8 Ekim 2013 Salı

Gap Turu Kahramanmaraş


Sabah kahvaltı sonrası yine düştük yollara, bu kez istikamet Kahramanmaraş, dondurma yemeğe Yaşar Pastaneleri'ne gidiyoruz. Sabahın bu saatinde dondurma yemek önce garip gelse de, tahmin edebileceğiniz gibi dondurma o kadar lezzetliydi ki, bu dondurma günün her saatinde yenebilir dedim.



Bazı arkadaşlar baklavanın da tadına baktılar ve tam not verdiler. Rehberimiz bir saatlik serbest zamanımız olduğunu, çarşıyı gezebileceğimizi söyledi, otobüsten inip Maraş'ın sokaklarına dağıldık. Yolumun üstünde Maraş çöreği satan bir dükkan vardı, hem tadına baktım hem fotoğrafladım. Yolda bir hanımdan kapalıçarşının yerini öğrendim, beş dakika sonra oradaydım. Bakır eşya satanla kuyumcu, baharatçıyla yün satan yanyanaydı.




Hele aşağıdaki fotoğraftaki dükkanı görünce gözlerim kamaştı, kırmızıyı severim ama... neyse




İstiklal Madalyası sahibi tek şehir olan Kahramanmaraş'ın çarşısını çabuk adımlarla bitirdim, daha otobüs saatine vardı. Sola döndüm bakırcılar çıktı karşıma, sonra tekrar sola döndüm sonra sağa, o semerci birden karşıma çıktı. Böyle bir sürprizi hiç beklemiyordum. Fotoğraf için izin istedim.
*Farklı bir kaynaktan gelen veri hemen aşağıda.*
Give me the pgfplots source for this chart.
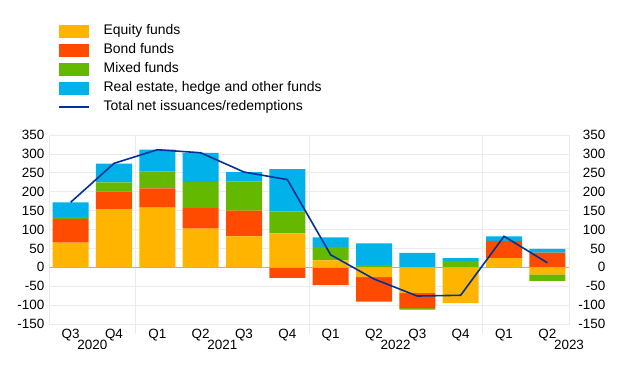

Bir kaç kare çekip, sokakta biraz daha ilerledim. Arkamdan bir ses "nerden geliyosun" döndüm, ayakkabı tamir eden yaşlı bir amca, 91 yaşında olduğunu söyledi, fotoğrafınızı çekebilir miyim dedim, "otur çay söyliyim" dedi. Kullandığı aletlerin adını söylerken çayım geldi. Otobüs saati dedim, teşekkür ettim kalktım.



Kulağıma gelen sesleri takip ederek, demircileri, bakır kalaylayanları buldum. Köşede fotoğrafımı çek diye bekleyen birini de.





Sonunda anladım ki kayboldum. İlk gördüğüm kişiye Yaşar Pastaneleri'ni sordum, neyse ki çok uzakta değildim. Otobüse binip çektiklerime bakarken, şehrin bana yaptığı güzel sürprizi düşünüyordum.